>> Begin Data extract
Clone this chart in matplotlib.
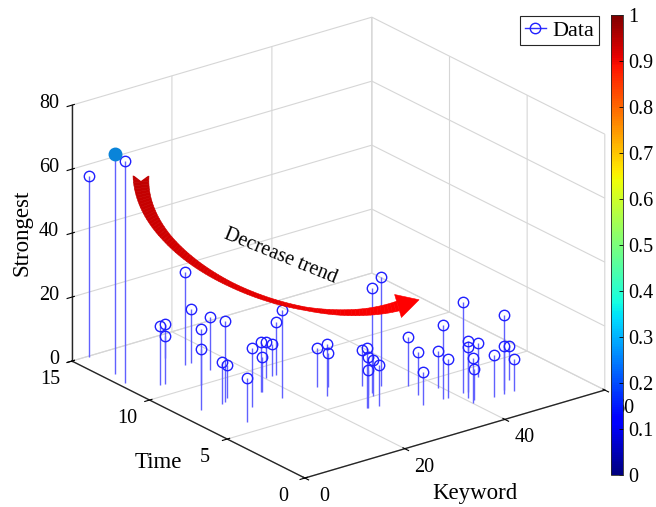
import matplotlib.pyplot as plt
import numpy as np
from matplotlib.cm import ScalarMappable
from matplotlib.collections import PolyCollection
from matplotlib.colors import Normalize, to_rgb
from matplotlib.legend_handler import HandlerLine2D
from matplotlib.lines import Line2D
from matplotlib.patches import Polygon
from mpl_toolkits.mplot3d import proj3d

plt.rcParams["font.family"] = ["Liberation Serif", "DejaVu Serif"]
plt.rcParams["grid.color"] = "#d6d6d6"
plt.rcParams["grid.linewidth"] = 0.8

# one record per keyword hit: keyword index, time step, strength
keyword = [3.1, 2.1, 1.2, 13.3, 14.4, 5.1, 5.9, 12.5, 10.2, 4.0,
           15.2, 9.1, 8.2, 10.2, 6.8, 11.2, 16.1, 20.1, 21.4, 16.2,
           22.2, 17.1, 24.4, 23.3, 25.7, 29.9, 32.7, 30.4, 25.5, 28.7,
           29.1, 27.5, 25.6, 36.1, 35.1, 33.2, 39.4, 37.2, 38.3, 41.2,
           42.3, 40.7, 47.4, 40.2, 40.9, 44.3, 46.3, 47.2, 50.4, 48.4]
time = [14.9, 12.9, 12.0, 12.0, 12.0, 11.0, 10.9, 13.0, 10.0, 8.0,
        11.0, 8.1, 8.0, 8.3, 5.9, 7.0, 8.0, 9.0, 9.0, 8.0,
        9.0, 7.0, 7.1, 6.1, 6.8, 5.3, 5.6, 6.1, 4.2, 5.2,
        5.0, 4.1, 4.2, 5.0, 4.0, 3.1, 4.1, 3.1, 3.1, 3.1,
        3.1, 2.6, 4.1, 2.1, 2.3, 2.1, 2.1, 2.4, 3.1, 2.1]
strength = [56.7, 68.8, 69.4, 29.1, 16.9, 18.4, 18.8, 6.9, 17.4, 19.0,
            16.6, 25.2, 13.0, 10.3, 13.8, 18.4, 15.6, 11.3, 10.0, 10.8,
            16.6, 27.6, 12.2, 16.4, 10.6, 32.8, 34.3, 11.3, 18.7, 12.0,
            11.3, 12.8, 11.9, 15.2, 13.7, 10.5, 11.7, 23.2, 12.2, 28.6,
            15.8, 15.9, 10.6, 14.0, 9.6, 13.0, 24.6, 13.8, 10.7, 9.8]
peak = 1  # record highlighted with a filled marker

xticks = [0, 20, 40, 60]
yticks = [0, 5, 10, 15]
zticks = [0, 20, 40, 60, 80]

W, H = 656, 507
fig = plt.figure(figsize=(W / 100, H / 100), dpi=100)

ax = fig.add_axes([0.1245, 0.0053, 0.762, 0.986], projection="3d",
                  proj_type="ortho", computed_zorder=False)
ax.set_box_aspect((377.6, 383.7, 277.2), zoom=1.1756)
ax.view_init(elev=22.57, azim=-127.39, roll=0)

markerline, stemlines, baseline = ax.stem(keyword, time, strength)
baseline.set_visible(False)
stemlines.set_color((0.38, 0.38, 1.0))
stemlines.set_linewidth(1.0)
stemlines.set_zorder(2)
markerline.set_color("#2020ff")
markerline.set_markerfacecolor("none")
markerline.set_markersize(7.5)
markerline.set_markeredgewidth(1.0)
markerline.set_zorder(3)
ax.plot([keyword[peak]], [time[peak]], [strength[peak]], "o",
        color="#0a84d9", markersize=9, zorder=4)

ax.set_xlim(0, 60)
ax.set_ylim(0, 15)
ax.set_zlim(0, 80)
ax.set_xticks(xticks)
ax.set_yticks(yticks)
ax.set_zticks(zticks)

for axis in (ax.xaxis, ax.yaxis, ax.zaxis):
    axis.set_tick_params(label1On=False, label2On=False)
    axis.set_pane_color((1, 1, 1, 0))
    axis.line.set_color("#262626")
    axis.line.set_linewidth(1.0)

# tick labels sit next to their ticks, MATLAB style: project the 3D anchor
# point once the layout is fixed and write the label in 2D
fig.canvas.draw()
M = ax.get_proj()


def tick_label(x, y, z, s, **kw):
    px, py, _ = proj3d.proj_transform(x, y, z, M)
    ax.text2D(px, py, s, transform=ax.transData, fontsize=14.5,
              va="center", **kw)


for v in xticks:
    tick_label(v, -1.25, -2.7, str(v), ha="center")
for v in yticks:
    tick_label(-4.4, v, -3.9, str(v), ha="center")
for v in zticks:
    tick_label(-2.6, 15, v + 1.6, str(v), ha="right")

fig.text(22 / W, 1 - 233 / H, "Strongest", fontsize=16.5, rotation=90,
         ha="center", va="center")
fig.text(158 / W, 1 - 463 / H, "Time", fontsize=16.5, ha="center", va="center")
fig.text(475 / W, 1 - 493 / H, "Keyword", fontsize=16.5, ha="center", va="center")

# jet colour bar on the right
cax = fig.add_axes([611 / W, 32 / H, 12 / W, 460 / H])
cb = fig.colorbar(ScalarMappable(norm=Normalize(0, 1), cmap="jet"), cax=cax,
                  ticks=np.arange(0, 1.01, 0.1))
cb.ax.set_yticklabels([f"{v:g}" for v in np.arange(0, 1.01, 0.1).round(1)])
cb.ax.tick_params(labelsize=14.5, direction="in", length=3, width=0.6)
cb.outline.set_edgecolor("#262626")
cb.outline.set_linewidth(0.6)


class StemHandler(HandlerLine2D):
    # line with the marker sitting on its right end
    def get_xdata(self, legend, xdescent, ydescent, width, height, fontsize):
        xdata = np.array([-xdescent, -xdescent + width])
        return xdata, np.array([-xdescent + width])


handle = Line2D([], [], color="#3030ff", lw=1.0, marker="o", mfc="none",
                mec="#2020ff", ms=7.5)
leg = fig.legend([handle], ["Data"], handler_map={Line2D: StemHandler()},
                 loc="upper right", bbox_to_anchor=(599 / W, 1 - 16 / H),
                 fontsize=16, handlelength=0.95, handletextpad=0.3,
                 borderpad=0.2, borderaxespad=0, fancybox=False,
                 framealpha=1, edgecolor="#262626")
leg.get_frame().set_linewidth(0.8)


# curved red trend arrow (pixel coordinates, y measured from the top)
def to_fig(pts):
    pts = np.asarray(pts, dtype=float)
    return np.column_stack([pts[:, 0] / W, 1 - pts[:, 1] / H])


P0, P1, P2, P3 = map(np.array, ([141, 176], [140, 265], [300, 335], [398, 306]))
t = np.linspace(0, 1, 90)[:, None]
centre = ((1 - t) ** 3 * P0 + 3 * (1 - t) ** 2 * t * P1
          + 3 * (1 - t) * t ** 2 * P2 + t ** 3 * P3)
tang = (-3 * (1 - t) ** 2 * P0 + 3 * ((1 - t) ** 2 - 2 * t * (1 - t)) * P1
        + 3 * (2 * t * (1 - t) - t ** 2) * P2 + 3 * t ** 2 * P3)
tang /= np.linalg.norm(tang, axis=1, keepdims=True)
norm = np.column_stack([-tang[:, 1], tang[:, 0]])
width = np.interp(t[:, 0], [0, 0.25, 0.5, 0.72, 0.9, 1],
                  [16, 9, 5, 3.5, 7, 10])
left = centre + norm * width[:, None] / 2
right = centre - norm * width[:, None] / 2

c0, c1 = np.array(to_rgb("#c00000")), np.array(to_rgb("#ff0000"))
verts, cols = [], []
for i in range(len(t) - 1):
    verts.append(to_fig([left[i], left[i + 1], right[i + 1], right[i]]))
    cols.append(c0 + (c1 - c0) * t[i, 0])
fig.add_artist(PolyCollection(verts, facecolors=cols, edgecolors=cols,
                              linewidths=0.4, transform=fig.transFigure,
                              zorder=5))
# notch cut into the tail end
notch = [left[0] - tang[0] * 1, centre[0] + tang[0] * 5, right[0] - tang[0] * 1]
fig.add_artist(Polygon(to_fig(notch), closed=True, facecolor="white",
                       edgecolor="none", transform=fig.transFigure, zorder=6))
end, d, n = centre[-1], tang[-1], norm[-1]
head = [end + n * 12, end + d * 22, end - n * 12]
fig.add_artist(Polygon(to_fig(head), closed=True, facecolor=c1, edgecolor=c1,
                       linewidth=0.4, transform=fig.transFigure, zorder=5))

fig.text(280 / W, 1 - 256 / H, "Decrease trend", fontsize=14.5,
         rotation=-22, ha="center", va="center", rotation_mode="anchor")

fig.savefig("out.png", dpi=100)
>> End Data extract
> **Your instructions**: Go from the first line of the data above to the line containing "from mpl_toolkits.mplot3d import proj3d" and retype exactly those lines, both included, but none of the pictures.

> **The reply**:
Clone this chart in matplotlib.
import matplotlib.pyplot as plt
import numpy as np
from matplotlib.cm import ScalarMappable
from matplotlib.collections import PolyCollection
from matplotlib.colors import Normalize, to_rgb
from matplotlib.legend_handler import HandlerLine2D
from matplotlib.lines import Line2D
from matplotlib.patches import Polygon
from mpl_toolkits.mplot3d import proj3d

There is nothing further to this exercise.